Work instructions. Leave the pictures out. Return all other data exactly.
:::::
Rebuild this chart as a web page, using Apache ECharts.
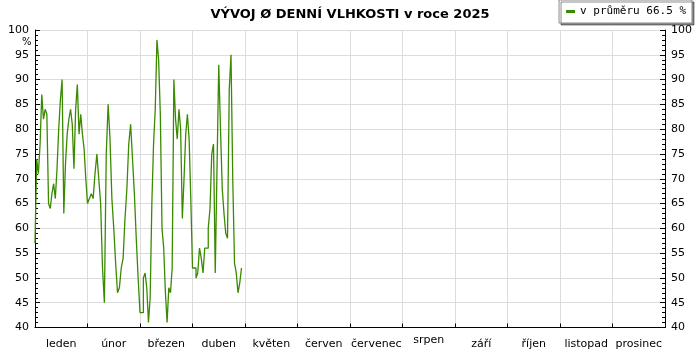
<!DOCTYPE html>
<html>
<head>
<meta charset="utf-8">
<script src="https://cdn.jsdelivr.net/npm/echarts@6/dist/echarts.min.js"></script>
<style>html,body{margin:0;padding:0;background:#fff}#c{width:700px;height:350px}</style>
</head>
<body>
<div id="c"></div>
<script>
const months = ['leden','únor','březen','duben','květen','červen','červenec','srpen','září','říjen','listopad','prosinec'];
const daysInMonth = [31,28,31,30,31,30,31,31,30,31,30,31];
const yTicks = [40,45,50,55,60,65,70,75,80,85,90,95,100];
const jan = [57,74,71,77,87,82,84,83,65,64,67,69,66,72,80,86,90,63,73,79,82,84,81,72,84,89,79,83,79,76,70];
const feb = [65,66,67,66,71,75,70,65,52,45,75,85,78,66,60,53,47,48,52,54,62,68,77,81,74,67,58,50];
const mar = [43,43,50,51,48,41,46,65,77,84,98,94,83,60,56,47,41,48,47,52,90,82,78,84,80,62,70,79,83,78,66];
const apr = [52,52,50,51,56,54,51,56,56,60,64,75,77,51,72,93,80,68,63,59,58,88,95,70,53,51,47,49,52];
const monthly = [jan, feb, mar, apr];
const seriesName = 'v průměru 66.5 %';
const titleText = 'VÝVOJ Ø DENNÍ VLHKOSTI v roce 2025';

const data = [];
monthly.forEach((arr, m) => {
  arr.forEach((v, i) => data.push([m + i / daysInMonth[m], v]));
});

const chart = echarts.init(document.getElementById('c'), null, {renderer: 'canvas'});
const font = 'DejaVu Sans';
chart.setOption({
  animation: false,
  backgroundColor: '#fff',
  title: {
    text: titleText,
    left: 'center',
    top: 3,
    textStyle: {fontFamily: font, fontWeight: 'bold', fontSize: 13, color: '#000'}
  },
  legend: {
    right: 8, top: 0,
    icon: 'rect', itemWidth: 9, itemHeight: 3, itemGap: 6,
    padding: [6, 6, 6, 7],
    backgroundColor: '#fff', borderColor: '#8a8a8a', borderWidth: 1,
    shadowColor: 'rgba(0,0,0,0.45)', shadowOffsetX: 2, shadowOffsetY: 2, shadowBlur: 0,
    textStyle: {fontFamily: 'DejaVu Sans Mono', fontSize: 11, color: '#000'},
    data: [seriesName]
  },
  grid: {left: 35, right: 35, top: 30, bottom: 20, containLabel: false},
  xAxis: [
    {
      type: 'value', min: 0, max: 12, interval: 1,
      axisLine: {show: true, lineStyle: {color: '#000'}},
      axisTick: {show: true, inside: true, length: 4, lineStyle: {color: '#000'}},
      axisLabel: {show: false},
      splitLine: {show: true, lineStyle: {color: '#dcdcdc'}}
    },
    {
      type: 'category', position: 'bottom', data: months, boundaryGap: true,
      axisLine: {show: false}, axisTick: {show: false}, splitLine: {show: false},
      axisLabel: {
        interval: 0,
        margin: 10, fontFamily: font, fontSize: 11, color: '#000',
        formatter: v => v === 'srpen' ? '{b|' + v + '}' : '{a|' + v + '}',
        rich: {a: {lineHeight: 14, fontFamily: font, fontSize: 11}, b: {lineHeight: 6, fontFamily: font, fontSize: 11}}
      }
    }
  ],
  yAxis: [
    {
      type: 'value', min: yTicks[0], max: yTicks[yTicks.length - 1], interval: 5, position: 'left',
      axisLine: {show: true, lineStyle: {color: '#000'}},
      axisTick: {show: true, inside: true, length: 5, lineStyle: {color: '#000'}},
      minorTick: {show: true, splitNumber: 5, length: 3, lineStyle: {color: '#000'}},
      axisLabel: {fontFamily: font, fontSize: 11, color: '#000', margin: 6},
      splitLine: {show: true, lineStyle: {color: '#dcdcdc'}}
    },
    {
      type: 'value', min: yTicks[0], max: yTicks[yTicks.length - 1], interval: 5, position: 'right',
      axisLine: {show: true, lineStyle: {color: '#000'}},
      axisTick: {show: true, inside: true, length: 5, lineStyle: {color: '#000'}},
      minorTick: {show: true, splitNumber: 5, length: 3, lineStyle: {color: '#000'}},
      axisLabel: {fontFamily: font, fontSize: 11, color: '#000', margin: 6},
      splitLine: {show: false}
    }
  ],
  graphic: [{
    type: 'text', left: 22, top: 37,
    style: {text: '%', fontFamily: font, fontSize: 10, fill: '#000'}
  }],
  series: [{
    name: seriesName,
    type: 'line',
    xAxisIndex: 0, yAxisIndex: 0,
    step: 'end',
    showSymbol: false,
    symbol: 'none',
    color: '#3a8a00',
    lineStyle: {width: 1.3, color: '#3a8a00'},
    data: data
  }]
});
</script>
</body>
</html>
:::::
Answer to the task.
Rebuild this chart as a web page, using Apache ECharts.
<!DOCTYPE html>
<html>
<head>
<meta charset="utf-8">
<script src="https://cdn.jsdelivr.net/npm/echarts@6/dist/echarts.min.js"></script>
<style>html,body{margin:0;padding:0;background:#fff}#c{width:700px;height:350px}</style>
</head>
<body>
<div id="c"></div>
<script>
const months = ['leden','únor','březen','duben','květen','červen','červenec','srpen','září','říjen','listopad','prosinec'];
const daysInMonth = [31,28,31,30,31,30,31,31,30,31,30,31];
const yTicks = [40,45,50,55,60,65,70,75,80,85,90,95,100];
const jan = [57,74,71,77,87,82,84,83,65,64,67,69,66,72,80,86,90,63,73,79,82,84,81,72,84,89,79,83,79,76,70];
const feb = [65,66,67,66,71,75,70,65,52,45,75,85,78,66,60,53,47,48,52,54,62,68,77,81,74,67,58,50];
const mar = [43,43,50,51,48,41,46,65,77,84,98,94,83,60,56,47,41,48,47,52,90,82,78,84,80,62,70,79,83,78,66];
const apr = [52,52,50,51,56,54,51,56,56,60,64,75,77,51,72,93,80,68,63,59,58,88,95,70,53,51,47,49,52];
const monthly = [jan, feb, mar, apr];
const seriesName = 'v průměru 66.5 %';
const titleText = 'VÝVOJ Ø DENNÍ VLHKOSTI v roce 2025';

const data = [];
monthly.forEach((arr, m) => {
  arr.forEach((v, i) => data.push([m + i / daysInMonth[m], v]));
});

const chart = echarts.init(document.getElementById('c'), null, {renderer: 'canvas'});
const font = 'DejaVu Sans';
chart.setOption({
  animation: false,
  backgroundColor: '#fff',
  title: {
    text: titleText,
    left: 'center',
    top: 3,
    textStyle: {fontFamily: font, fontWeight: 'bold', fontSize: 13, color: '#000'}
  },
  legend: {
    right: 8, top: 0,
    icon: 'rect', itemWidth: 9, itemHeight: 3, itemGap: 6,
    padding: [6, 6, 6, 7],
    backgroundColor: '#fff', borderColor: '#8a8a8a', borderWidth: 1,
    shadowColor: 'rgba(0,0,0,0.45)', shadowOffsetX: 2, shadowOffsetY: 2, shadowBlur: 0,
    textStyle: {fontFamily: 'DejaVu Sans Mono', fontSize: 11, color: '#000'},
    data: [seriesName]
  },
  grid: {left: 35, right: 35, top: 30, bottom: 20, containLabel: false},
  xAxis: [
    {
      type: 'value', min: 0, max: 12, interval: 1,
      axisLine: {show: true, lineStyle: {color: '#000'}},
      axisTick: {show: true, inside: true, length: 4, lineStyle: {color: '#000'}},
      axisLabel: {show: false},
      splitLine: {show: true, lineStyle: {color: '#dcdcdc'}}
    },
    {
      type: 'category', position: 'bottom', data: months, boundaryGap: true,
      axisLine: {show: false}, axisTick: {show: false}, splitLine: {show: false},
      axisLabel: {
        interval: 0,
        margin: 10, fontFamily: font, fontSize: 11, color: '#000',
        formatter: v => v === 'srpen' ? '{b|' + v + '}' : '{a|' + v + '}',
        rich: {a: {lineHeight: 14, fontFamily: font, fontSize: 11}, b: {lineHeight: 6, fontFamily: font, fontSize: 11}}
      }
    }
  ],
  yAxis: [
    {
      type: 'value', min: yTicks[0], max: yTicks[yTicks.length - 1], interval: 5, position: 'left',
      axisLine: {show: true, lineStyle: {color: '#000'}},
      axisTick: {show: true, inside: true, length: 5, lineStyle: {color: '#000'}},
      minorTick: {show: true, splitNumber: 5, length: 3, lineStyle: {color: '#000'}},
      axisLabel: {fontFamily: font, fontSize: 11, color: '#000', margin: 6},
      splitLine: {show: true, lineStyle: {color: '#dcdcdc'}}
    },
    {
      type: 'value', min: yTicks[0], max: yTicks[yTicks.length - 1], interval: 5, position: 'right',
      axisLine: {show: true, lineStyle: {color: '#000'}},
      axisTick: {show: true, inside: true, length: 5, lineStyle: {color: '#000'}},
      minorTick: {show: true, splitNumber: 5, length: 3, lineStyle: {color: '#000'}},
      axisLabel: {fontFamily: font, fontSize: 11, color: '#000', margin: 6},
      splitLine: {show: false}
    }
  ],
  graphic: [{
    type: 'text', left: 22, top: 37,
    style: {text: '%', fontFamily: font, fontSize: 10, fill: '#000'}
  }],
  series: [{
    name: seriesName,
    type: 'line',
    xAxisIndex: 0, yAxisIndex: 0,
    step: 'end',
    showSymbol: false,
    symbol: 'none',
    color: '#3a8a00',
    lineStyle: {width: 1.3, color: '#3a8a00'},
    data: data
  }]
});
</script>
</body>
</html>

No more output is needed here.